◆ To be done ◆
Transcribe all of the data exactly. Omit the pictures.

Records with drawing code
────────────────

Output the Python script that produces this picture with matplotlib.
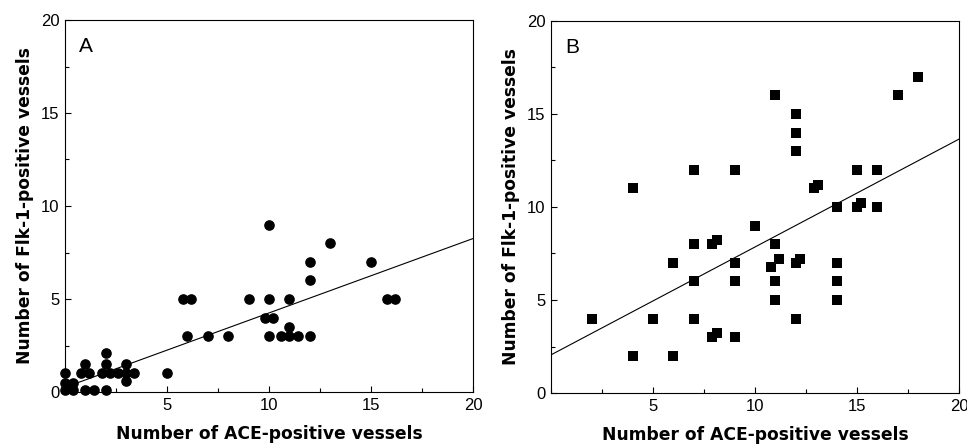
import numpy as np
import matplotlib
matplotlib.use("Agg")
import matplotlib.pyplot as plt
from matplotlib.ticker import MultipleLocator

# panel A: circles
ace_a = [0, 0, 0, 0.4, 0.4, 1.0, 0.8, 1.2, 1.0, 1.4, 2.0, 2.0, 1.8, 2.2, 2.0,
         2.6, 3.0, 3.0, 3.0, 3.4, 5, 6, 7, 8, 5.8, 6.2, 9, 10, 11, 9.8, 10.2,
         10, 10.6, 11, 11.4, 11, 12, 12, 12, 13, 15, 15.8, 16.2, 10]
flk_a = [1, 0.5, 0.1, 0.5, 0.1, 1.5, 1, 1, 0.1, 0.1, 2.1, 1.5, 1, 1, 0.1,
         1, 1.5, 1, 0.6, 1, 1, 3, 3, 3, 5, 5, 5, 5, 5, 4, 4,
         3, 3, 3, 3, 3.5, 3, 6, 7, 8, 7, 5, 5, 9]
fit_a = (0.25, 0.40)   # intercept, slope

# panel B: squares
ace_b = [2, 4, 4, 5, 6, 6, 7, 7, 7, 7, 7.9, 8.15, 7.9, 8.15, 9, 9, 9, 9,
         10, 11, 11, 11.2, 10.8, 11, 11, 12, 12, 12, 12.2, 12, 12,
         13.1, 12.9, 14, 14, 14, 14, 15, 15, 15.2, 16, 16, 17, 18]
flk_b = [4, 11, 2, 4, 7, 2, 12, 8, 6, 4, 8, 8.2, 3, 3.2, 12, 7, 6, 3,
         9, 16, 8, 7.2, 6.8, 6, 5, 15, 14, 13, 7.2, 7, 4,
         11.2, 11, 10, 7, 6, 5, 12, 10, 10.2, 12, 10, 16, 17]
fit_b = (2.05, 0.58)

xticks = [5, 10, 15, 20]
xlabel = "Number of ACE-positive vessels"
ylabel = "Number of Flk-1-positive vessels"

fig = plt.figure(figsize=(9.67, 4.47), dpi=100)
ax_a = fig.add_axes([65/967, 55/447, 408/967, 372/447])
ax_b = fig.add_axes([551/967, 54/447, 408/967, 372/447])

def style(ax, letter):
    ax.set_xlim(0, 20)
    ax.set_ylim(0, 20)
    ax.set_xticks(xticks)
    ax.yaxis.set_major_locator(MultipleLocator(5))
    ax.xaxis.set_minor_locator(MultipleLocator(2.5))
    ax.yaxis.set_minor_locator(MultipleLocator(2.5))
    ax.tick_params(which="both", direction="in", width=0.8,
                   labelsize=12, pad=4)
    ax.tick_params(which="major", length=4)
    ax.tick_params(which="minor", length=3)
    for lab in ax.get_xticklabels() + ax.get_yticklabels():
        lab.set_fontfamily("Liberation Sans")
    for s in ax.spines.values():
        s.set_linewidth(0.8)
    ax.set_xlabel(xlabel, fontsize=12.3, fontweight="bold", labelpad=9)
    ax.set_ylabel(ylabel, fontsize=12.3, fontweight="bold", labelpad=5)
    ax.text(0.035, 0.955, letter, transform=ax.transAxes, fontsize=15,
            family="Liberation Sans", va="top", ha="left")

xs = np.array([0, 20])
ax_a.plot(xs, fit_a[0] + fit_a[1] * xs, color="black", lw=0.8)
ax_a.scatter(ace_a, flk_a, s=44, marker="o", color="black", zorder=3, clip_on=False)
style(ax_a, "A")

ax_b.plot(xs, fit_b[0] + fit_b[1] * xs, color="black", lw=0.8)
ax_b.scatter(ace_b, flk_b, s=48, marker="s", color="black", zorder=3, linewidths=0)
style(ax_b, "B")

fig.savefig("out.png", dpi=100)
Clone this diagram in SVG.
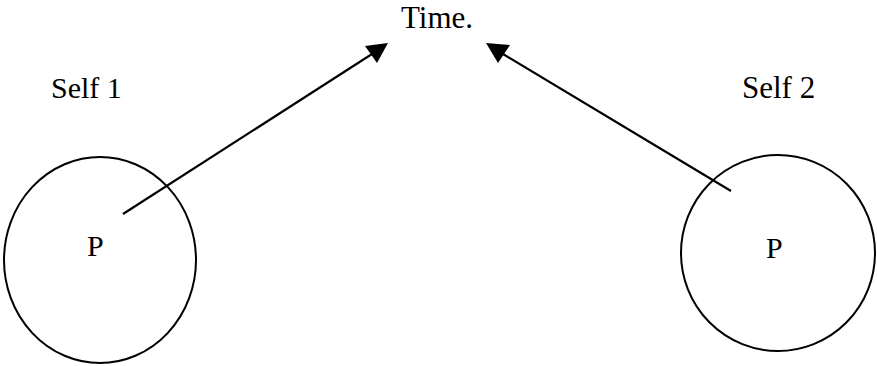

────────────────

◆ Response ◆
Output the Python script that produces this picture with matplotlib.
import numpy as np
import matplotlib
matplotlib.use("Agg")
import matplotlib.pyplot as plt
from matplotlib.ticker import MultipleLocator

# panel A: circles
ace_a = [0, 0, 0, 0.4, 0.4, 1.0, 0.8, 1.2, 1.0, 1.4, 2.0, 2.0, 1.8, 2.2, 2.0,
         2.6, 3.0, 3.0, 3.0, 3.4, 5, 6, 7, 8, 5.8, 6.2, 9, 10, 11, 9.8, 10.2,
         10, 10.6, 11, 11.4, 11, 12, 12, 12, 13, 15, 15.8, 16.2, 10]
flk_a = [1, 0.5, 0.1, 0.5, 0.1, 1.5, 1, 1, 0.1, 0.1, 2.1, 1.5, 1, 1, 0.1,
         1, 1.5, 1, 0.6, 1, 1, 3, 3, 3, 5, 5, 5, 5, 5, 4, 4,
         3, 3, 3, 3, 3.5, 3, 6, 7, 8, 7, 5, 5, 9]
fit_a = (0.25, 0.40)   # intercept, slope

# panel B: squares
ace_b = [2, 4, 4, 5, 6, 6, 7, 7, 7, 7, 7.9, 8.15, 7.9, 8.15, 9, 9, 9, 9,
         10, 11, 11, 11.2, 10.8, 11, 11, 12, 12, 12, 12.2, 12, 12,
         13.1, 12.9, 14, 14, 14, 14, 15, 15, 15.2, 16, 16, 17, 18]
flk_b = [4, 11, 2, 4, 7, 2, 12, 8, 6, 4, 8, 8.2, 3, 3.2, 12, 7, 6, 3,
         9, 16, 8, 7.2, 6.8, 6, 5, 15, 14, 13, 7.2, 7, 4,
         11.2, 11, 10, 7, 6, 5, 12, 10, 10.2, 12, 10, 16, 17]
fit_b = (2.05, 0.58)

xticks = [5, 10, 15, 20]
xlabel = "Number of ACE-positive vessels"
ylabel = "Number of Flk-1-positive vessels"

fig = plt.figure(figsize=(9.67, 4.47), dpi=100)
ax_a = fig.add_axes([65/967, 55/447, 408/967, 372/447])
ax_b = fig.add_axes([551/967, 54/447, 408/967, 372/447])

def style(ax, letter):
    ax.set_xlim(0, 20)
    ax.set_ylim(0, 20)
    ax.set_xticks(xticks)
    ax.yaxis.set_major_locator(MultipleLocator(5))
    ax.xaxis.set_minor_locator(MultipleLocator(2.5))
    ax.yaxis.set_minor_locator(MultipleLocator(2.5))
    ax.tick_params(which="both", direction="in", width=0.8,
                   labelsize=12, pad=4)
    ax.tick_params(which="major", length=4)
    ax.tick_params(which="minor", length=3)
    for lab in ax.get_xticklabels() + ax.get_yticklabels():
        lab.set_fontfamily("Liberation Sans")
    for s in ax.spines.values():
        s.set_linewidth(0.8)
    ax.set_xlabel(xlabel, fontsize=12.3, fontweight="bold", labelpad=9)
    ax.set_ylabel(ylabel, fontsize=12.3, fontweight="bold", labelpad=5)
    ax.text(0.035, 0.955, letter, transform=ax.transAxes, fontsize=15,
            family="Liberation Sans", va="top", ha="left")

xs = np.array([0, 20])
ax_a.plot(xs, fit_a[0] + fit_a[1] * xs, color="black", lw=0.8)
ax_a.scatter(ace_a, flk_a, s=44, marker="o", color="black", zorder=3, clip_on=False)
style(ax_a, "A")

ax_b.plot(xs, fit_b[0] + fit_b[1] * xs, color="black", lw=0.8)
ax_b.scatter(ace_b, flk_b, s=48, marker="s", color="black", zorder=3, linewidths=0)
style(ax_b, "B")

fig.savefig("out.png", dpi=100)
Clone this diagram in SVG.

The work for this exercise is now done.